I wrote a review of this for a magazine - here's what I said:
Following on from the success of The Natural Navigator, which was chosen as one of the National Trust’s ‘Outdoors Books of the Year’ in 2011, Tristan Gooley returns with a highly readable and engaging work devoted to the temporarily mislaid art of exploration.
He starts by setting out exactly what an explorer is and is not, and that’s important because he is attempting to reclaim the job title from adventurers – as Churchill memorably referred to Ernest Shackleton. For Gooley, heroic courage and derring-do will not do at all; explorers explore the world, rather than conquer it as a statement of man’s power over nature.
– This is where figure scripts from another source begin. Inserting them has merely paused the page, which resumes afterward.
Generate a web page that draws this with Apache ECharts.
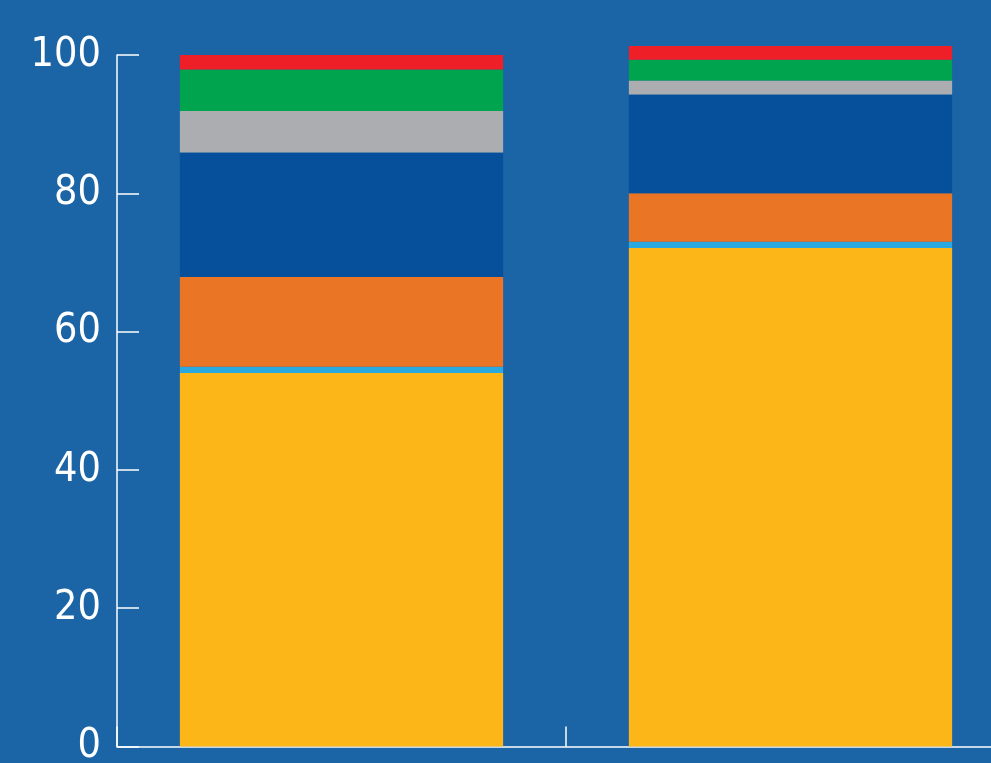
<!DOCTYPE html>
<html>
<head>
<meta charset="utf-8">
<script src="https://cdn.jsdelivr.net/npm/echarts@6/dist/echarts.min.js"></script>
<style>
html,body{margin:0;padding:0;background:#1b64a6;overflow:hidden;}
#c{width:991px;height:763px;}
</style>
</head>
<body>
<div id="c"></div>
<script>
const categories = ['A', 'B'];
const yTicks = [0, 20, 40, 60, 80, 100];
const seriesNames = ['s1', 's2', 's3', 's4', 's5', 's6', 's7'];
const s1 = [54, 72.1];
const s2 = [0.9, 0.9];
const s3 = [13, 7];
const s4 = [18, 14.3];
const s5 = [6, 2];
const s6 = [6, 3];
const s7 = [2.1, 2];
const seriesData = [s1, s2, s3, s4, s5, s6, s7];
const colors = ['#fcb618', '#29a9e0', '#ea7625', '#06509b', '#acadb1', '#00a44e', '#ee1f26'];

const chart = echarts.init(document.getElementById('c'));
chart.setOption({
  backgroundColor: '#1b64a6',
  animation: false,
  grid: { left: 117, right: -24, top: 55, bottom: 16.5, containLabel: false, outerBoundsMode: 'none' },
  xAxis: {
    type: 'category',
    data: categories,
    axisLine: { lineStyle: { color: '#ffffff', width: 1.5 } },
    axisTick: { show: true, inside: true, length: 20, lineStyle: { color: '#ffffff', width: 1.5 } },
    axisLabel: { show: false }
  },
  yAxis: {
    type: 'value',
    min: yTicks[0],
    max: yTicks[yTicks.length - 1],
    interval: yTicks[1] - yTicks[0],
    splitLine: { show: false },
    axisLine: { show: true, lineStyle: { color: '#ffffff', width: 1.5 } },
    axisTick: { show: true, inside: true, length: 22, lineStyle: { color: '#ffffff', width: 1.5 } },
    axisLabel: {
      color: '#ffffff',
      fontFamily: '"Liberation Sans Narrow", "DejaVu Sans Condensed", sans-serif',
      fontSize: 41,
      margin: 16,
      padding: [5, 0, 0, 0]
    }
  },
  series: seriesData.map((d, i) => ({
    name: seriesNames[i],
    type: 'bar',
    stack: 'total',
    data: d,
    barWidth: '72%',
    clip: false,
    itemStyle: { color: colors[i] }
  }))
});
</script>
</body>
</html>
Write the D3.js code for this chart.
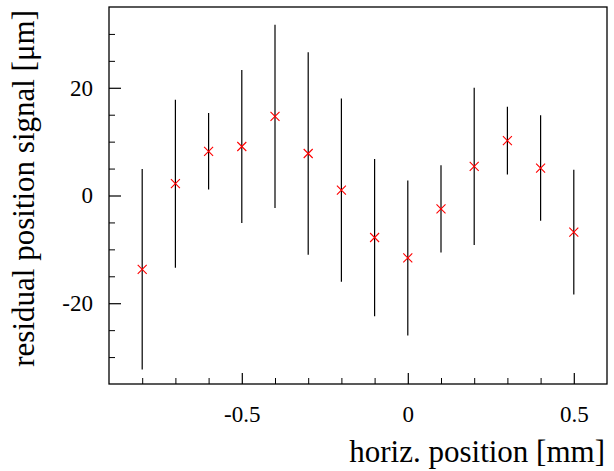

Exploration starts in the act of observation and, once we understand that, we can perhaps begin by paying close attention to what is close to home.
As if to reinforce how little most of us notice of our immediate surroundings, the book follows Gooley’s journey around his local patch of West Sussex as he perceives and draws on the most intricate details to illustrate points about plants, animals, geology, the weather and so on. Each of the thirty or so chapters begins with an eloquent, short passage of often intense sensory input which sets the scene as he reads the landscape in much the same way that a parfumier describes a scent. As each chapter unfolds, we learn more of exploration not only through the author, but also through insight afforded by Gooley’s cast of explorers – Darwin, von Humboldt, Gilbert White, Dorothy Wordsworth, amongst others – all of which serve as explorations of the act of exploration itself.
Gooley, it turns out, is describing and expanding upon a journey that took him four hours. It’s an inspiring account but also a turning point – perhaps a classic in years to come – because its simple and beautiful aim is to help you recognise what your senses are telling you. It’s also an object lesson in how to frame a call to action, because this is a book you can’t put down until you absolutely have to get out and start seeing the world as you should. And that’s when the adventure really begins.